<<<<
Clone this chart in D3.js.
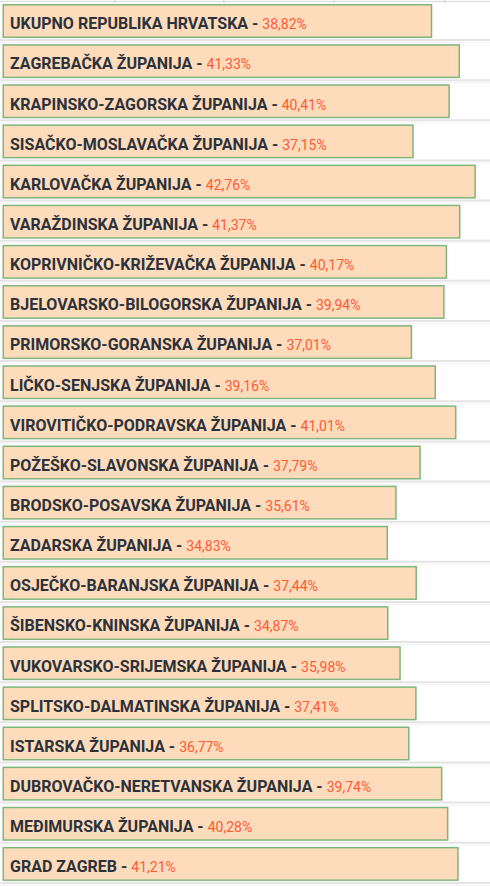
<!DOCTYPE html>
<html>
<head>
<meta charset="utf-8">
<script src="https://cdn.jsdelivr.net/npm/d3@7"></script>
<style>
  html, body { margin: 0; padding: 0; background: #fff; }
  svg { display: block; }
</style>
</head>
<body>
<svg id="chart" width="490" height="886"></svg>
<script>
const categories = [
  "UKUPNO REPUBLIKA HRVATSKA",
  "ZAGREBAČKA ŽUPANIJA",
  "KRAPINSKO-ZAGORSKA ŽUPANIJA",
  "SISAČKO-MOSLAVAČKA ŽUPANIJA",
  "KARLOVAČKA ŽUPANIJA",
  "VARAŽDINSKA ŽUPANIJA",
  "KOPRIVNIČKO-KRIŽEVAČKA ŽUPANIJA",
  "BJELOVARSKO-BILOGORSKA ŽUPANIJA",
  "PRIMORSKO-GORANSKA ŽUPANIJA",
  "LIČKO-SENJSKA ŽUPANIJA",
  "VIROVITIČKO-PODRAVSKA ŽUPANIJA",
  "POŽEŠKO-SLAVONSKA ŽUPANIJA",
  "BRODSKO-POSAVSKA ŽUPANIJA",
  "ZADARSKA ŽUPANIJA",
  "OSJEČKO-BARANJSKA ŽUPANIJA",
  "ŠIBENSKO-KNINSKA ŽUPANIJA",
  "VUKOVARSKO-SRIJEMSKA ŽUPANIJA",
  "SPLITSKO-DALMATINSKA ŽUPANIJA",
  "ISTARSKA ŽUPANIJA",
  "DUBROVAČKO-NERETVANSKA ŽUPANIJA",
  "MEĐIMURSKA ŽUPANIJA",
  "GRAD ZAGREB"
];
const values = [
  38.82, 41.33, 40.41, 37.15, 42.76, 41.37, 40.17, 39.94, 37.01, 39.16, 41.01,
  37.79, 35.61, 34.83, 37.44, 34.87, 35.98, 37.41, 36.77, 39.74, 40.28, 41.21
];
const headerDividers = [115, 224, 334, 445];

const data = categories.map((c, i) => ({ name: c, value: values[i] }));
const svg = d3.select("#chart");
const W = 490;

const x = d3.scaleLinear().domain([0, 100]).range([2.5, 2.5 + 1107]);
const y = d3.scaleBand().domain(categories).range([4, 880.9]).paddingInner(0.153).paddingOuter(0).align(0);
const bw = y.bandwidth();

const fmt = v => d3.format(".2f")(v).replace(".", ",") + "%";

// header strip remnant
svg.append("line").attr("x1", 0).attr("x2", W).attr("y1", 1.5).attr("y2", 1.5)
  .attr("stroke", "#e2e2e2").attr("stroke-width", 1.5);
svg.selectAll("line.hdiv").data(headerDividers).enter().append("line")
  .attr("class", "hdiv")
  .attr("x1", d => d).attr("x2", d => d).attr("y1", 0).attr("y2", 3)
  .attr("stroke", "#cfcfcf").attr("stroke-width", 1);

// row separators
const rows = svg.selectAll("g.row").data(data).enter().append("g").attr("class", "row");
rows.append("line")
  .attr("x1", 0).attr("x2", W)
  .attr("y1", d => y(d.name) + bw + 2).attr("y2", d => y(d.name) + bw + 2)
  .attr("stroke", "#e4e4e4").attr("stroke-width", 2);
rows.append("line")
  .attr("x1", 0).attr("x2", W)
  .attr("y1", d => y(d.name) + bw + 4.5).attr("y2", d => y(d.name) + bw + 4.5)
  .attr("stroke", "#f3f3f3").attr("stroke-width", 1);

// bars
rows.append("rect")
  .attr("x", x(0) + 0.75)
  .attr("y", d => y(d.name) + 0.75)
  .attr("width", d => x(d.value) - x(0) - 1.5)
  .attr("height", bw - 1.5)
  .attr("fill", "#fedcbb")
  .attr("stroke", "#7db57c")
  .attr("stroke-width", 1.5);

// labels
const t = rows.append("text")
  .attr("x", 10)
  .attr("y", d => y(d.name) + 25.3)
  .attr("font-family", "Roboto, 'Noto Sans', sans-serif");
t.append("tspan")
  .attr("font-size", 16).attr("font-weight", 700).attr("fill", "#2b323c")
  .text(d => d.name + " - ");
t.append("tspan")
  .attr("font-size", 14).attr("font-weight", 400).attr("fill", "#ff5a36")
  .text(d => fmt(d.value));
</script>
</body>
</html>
>>>>
TASK PROMPT: Select from the material above each line in which the string "chart" appears, and list those lines.

COMPLETE OUTPUT:
Clone this chart in D3.js.
<svg id="chart" width="490" height="886"></svg>
const svg = d3.select("#chart");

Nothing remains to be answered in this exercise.